Bu kitap hakkında hiçbir şey yazmadan geçemezdim. Bittiği için üzüldüğüm muazzam, kusursuz bir eser. Tolstoy'u, onun dünyasını tanıdığım kitap.
Bitirmesi uzun sürmüş olsa da, sindire sindire okuduğum için mutluyum. En sevdiğim kitaplar arasında yerini aldı. Kitabı okurken o hayatı yaşıyor insan, ondan ayrı düşünemiyor kendini. Hatta çoğu yerde kendini buluyor. Kitaptaki karakterler, özellikle Anna ve Levin ilk sayfadan son sayfaya kadar uzun bir süre benimle yaşadı. İnsanın kitap karakterlerini tanıyıp onlara alışması çok tuhaf. Onlarla düşünüp, ağlayıp, gülüp, onlarla aynı şeyleri hissetmek... Anna Karenina sizi tamamen alıp o döneme götürecek. Ve siz o dönemde aşka, topluma, aile yapısına, sosyete hayatına, sınıf farkına, dine olan bakış açısına, insanına ve insan psikolojisine şahitlik edeceksiniz.

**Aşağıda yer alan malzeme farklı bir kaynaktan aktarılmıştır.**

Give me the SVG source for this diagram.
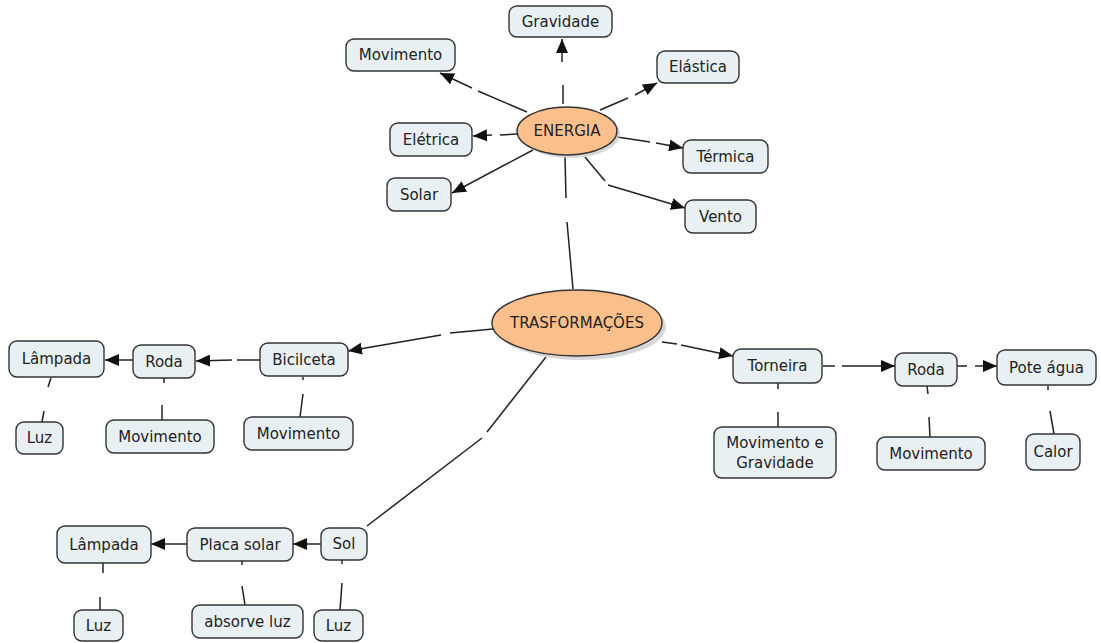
<svg xmlns="http://www.w3.org/2000/svg" width="1101" height="643" viewBox="0 0 1101 643">
<style>
.box{fill:#e9f0f3;stroke:#333;stroke-width:1.4}
.ell{fill:#fbbf8b;stroke:#333;stroke-width:1.4}
.sh{fill:#c8c8c8;opacity:0.7}
.t{font-family:"DejaVu Sans","Liberation Sans",sans-serif;font-size:15px;fill:#222;text-anchor:middle}
.c line{stroke:#222;stroke-width:1.5;fill:none}
.a{marker-end:url(#arr)}
</style>
<defs>
<marker id="arr" viewBox="0 0 14 12" refX="14" refY="6" markerWidth="14" markerHeight="12" markerUnits="userSpaceOnUse" orient="auto">
<path d="M0,0 L14,6 L0,12 z" fill="#111"/>
</marker>
</defs>
<rect width="1101" height="643" fill="#fff"/>

<g id="connectors" class="c">
<!-- ENERGIA links -->
<line x1="527" y1="112" x2="478" y2="91"/><line class="a" x1="472" y1="88" x2="440" y2="73"/>
<line x1="563" y1="104" x2="563" y2="85"/><line class="a" x1="562" y1="62" x2="562" y2="39"/>
<line x1="600" y1="110" x2="628" y2="98"/><line class="a" x1="635" y1="95" x2="657" y2="83"/>
<line x1="517" y1="134" x2="500" y2="135"/><line class="a" x1="492" y1="135" x2="473" y2="136"/>
<line x1="617" y1="137" x2="650" y2="142"/><line class="a" x1="656" y1="143" x2="683" y2="148"/>
<line class="a" x1="533" y1="150" x2="452" y2="193"/>
<line x1="585" y1="157" x2="605" y2="181"/><line class="a" x1="608" y1="185" x2="685" y2="208"/>
<line x1="565" y1="157" x2="566" y2="198"/><line x1="567" y1="222" x2="573" y2="289"/>
<!-- TRASFORMACOES -> Bicilceta chain -->
<line x1="493" y1="329" x2="450" y2="333"/><line class="a" x1="441" y1="335" x2="348" y2="351"/>
<line x1="260" y1="360" x2="237" y2="360"/><line class="a" x1="232" y1="360" x2="196" y2="361"/>
<line class="a" x1="133" y1="360" x2="105" y2="360"/>
<line x1="164" y1="378" x2="164" y2="383"/><line x1="162" y1="405" x2="162" y2="420"/>
<line x1="51" y1="378" x2="48" y2="387"/><line x1="44" y1="411" x2="42" y2="422"/>
<line x1="303" y1="377" x2="303" y2="380"/><line x1="303" y1="394" x2="300" y2="417"/>
<!-- TRASFORMACOES -> Torneira chain -->
<line x1="662" y1="342" x2="677" y2="344"/><line class="a" x1="681" y1="345" x2="733" y2="356"/>
<line x1="823" y1="366" x2="835" y2="366"/><line class="a" x1="842" y1="366" x2="895" y2="366"/>
<line x1="957" y1="366" x2="967" y2="366"/><line class="a" x1="975" y1="366" x2="997" y2="366"/>
<line x1="778" y1="383" x2="778" y2="389"/><line x1="778" y1="412" x2="778" y2="427"/>
<line x1="927" y1="386" x2="928" y2="394"/><line x1="929" y1="417" x2="930" y2="437"/>
<line x1="1048" y1="386" x2="1048" y2="390"/><line x1="1050" y1="411" x2="1054" y2="434"/>
<!-- TRASFORMACOES -> Sol chain -->
<line x1="546" y1="357" x2="487" y2="432"/><line x1="482" y1="438" x2="367" y2="526"/>
<line class="a" x1="321" y1="544" x2="293" y2="544"/>
<line class="a" x1="187" y1="544" x2="151" y2="544"/>
<line x1="242" y1="561" x2="242" y2="565"/><line x1="242" y1="586" x2="245" y2="605"/>
<line x1="342" y1="560" x2="342" y2="564"/><line x1="342" y1="583" x2="340" y2="610"/>
<line x1="103" y1="563" x2="103" y2="573"/><line x1="100" y1="597" x2="100" y2="610"/>
</g>

<g id="n-energia"><ellipse class="sh" cx="570" cy="134" rx="50" ry="24"/><ellipse class="ell" cx="567" cy="131" rx="50" ry="24"/><text class="t" x="567" y="136">ENERGIA</text></g>
<g id="n-trasformacoes"><ellipse class="sh" cx="581" cy="327" rx="85" ry="33"/><ellipse class="ell" cx="577" cy="323" rx="85" ry="33"/><text class="t" x="577" y="328">TRASFORMAÇÕES</text></g>

<g id="n-gravidade"><rect class="box" x="509" y="6" width="103" height="31" rx="8"/><text class="t" x="560.5" y="26.5">Gravidade</text></g>
<g id="n-movimento-top"><rect class="box" x="346" y="39" width="109" height="32" rx="8"/><text class="t" x="400.5" y="60">Movimento</text></g>
<g id="n-elastica"><rect class="box" x="657" y="51" width="82" height="32" rx="8"/><text class="t" x="698" y="72">Elástica</text></g>
<g id="n-eletrica"><rect class="box" x="390" y="123" width="82" height="33" rx="8"/><text class="t" x="431" y="144.5">Elétrica</text></g>
<g id="n-termica"><rect class="box" x="683" y="140" width="85" height="33" rx="8"/><text class="t" x="725.5" y="161.5">Térmica</text></g>
<g id="n-solar"><rect class="box" x="387" y="178" width="64" height="33" rx="8"/><text class="t" x="419" y="199.5">Solar</text></g>
<g id="n-vento"><rect class="box" x="685" y="200" width="71" height="33" rx="8"/><text class="t" x="720.5" y="221.5">Vento</text></g>

<g id="n-bicilceta"><rect class="box" x="260" y="343" width="88" height="33" rx="8"/><text class="t" x="304" y="364.5">Bicilceta</text></g>
<g id="n-roda-left"><rect class="box" x="133" y="345" width="62" height="33" rx="8"/><text class="t" x="164" y="366.5">Roda</text></g>
<g id="n-lampada-top"><rect class="box" x="9" y="341" width="95" height="36" rx="8"/><text class="t" x="56.5" y="364">Lâmpada</text></g>
<g id="n-luz-1"><rect class="box" x="16" y="422" width="47" height="32" rx="8"/><text class="t" x="39.5" y="443">Luz</text></g>
<g id="n-movimento-roda"><rect class="box" x="106" y="420" width="108" height="33" rx="8"/><text class="t" x="160" y="441.5">Movimento</text></g>
<g id="n-movimento-bici"><rect class="box" x="244" y="417" width="109" height="33" rx="8"/><text class="t" x="298.5" y="438.5">Movimento</text></g>

<g id="n-torneira"><rect class="box" x="733" y="349" width="89" height="34" rx="8"/><text class="t" x="777.5" y="371">Torneira</text></g>
<g id="n-roda-right"><rect class="box" x="895" y="353" width="62" height="33" rx="8"/><text class="t" x="926" y="374.5">Roda</text></g>
<g id="n-pote"><rect class="box" x="997" y="350" width="99" height="35" rx="8"/><text class="t" x="1046.5" y="372.5">Pote água</text></g>
<g id="n-mov-grav"><rect class="box" x="714" y="427" width="122" height="51" rx="8"/><text class="t" x="775" y="448">Movimento e</text><text class="t" x="775" y="468">Gravidade</text></g>
<g id="n-movimento-right"><rect class="box" x="877" y="437" width="108" height="33" rx="8"/><text class="t" x="931" y="458.5">Movimento</text></g>
<g id="n-calor"><rect class="box" x="1026" y="434" width="54" height="36" rx="8"/><text class="t" x="1053" y="457">Calor</text></g>

<g id="n-sol"><rect class="box" x="321" y="528" width="46" height="32" rx="8"/><text class="t" x="344" y="549">Sol</text></g>
<g id="n-placa"><rect class="box" x="187" y="528" width="106" height="33" rx="8"/><text class="t" x="240" y="549.5">Placa solar</text></g>
<g id="n-lampada-bottom"><rect class="box" x="57" y="526" width="94" height="37" rx="8"/><text class="t" x="104" y="549.5">Lâmpada</text></g>
<g id="n-luz-2"><rect class="box" x="74" y="610" width="49" height="31" rx="8"/><text class="t" x="98.5" y="630.5">Luz</text></g>
<g id="n-absorve"><rect class="box" x="192" y="605" width="111" height="33" rx="8"/><text class="t" x="247.5" y="626.5">absorve luz</text></g>
<g id="n-luz-3"><rect class="box" x="314" y="610" width="49" height="31" rx="8"/><text class="t" x="338.5" y="630.5">Luz</text></g>
</svg>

Kitabın hikayesi illa ki duyulmuştur bir yerlerden. Okumayanlar Anna'nın kitabın sonunda öldüğünü bile bile okumaya başlarlar. Ben de onlardan biriydim. Anna'nın öleceğini biliyordum ama o kısmı okuduktan sonra birkaç dakika devam edemedim, bir yakınımı kaybetmişim gibi hissettim. Bu kadar etkileyeceğini beklemiyordum tabii ki. İyi ki okudum. Zamanında okudum, ne erkendi benim için ne de geç kaldım.
İncelememi o alıntıyla bitirmek istiyorum.
Kitabın ilk cümlesi, ( okuduğum en iyi giriş cümlesi) çoğu kişinin bir yerlerde görüp okuduğu o cümle: "Mutlu ailelerin hepsi birbirine benzer,mutsuz ailelerin ise her birinin kendine has mutsuzluğu vardır." kitabı bitirdikten sonra bu cümle çok daha anlamlı hale geliyor.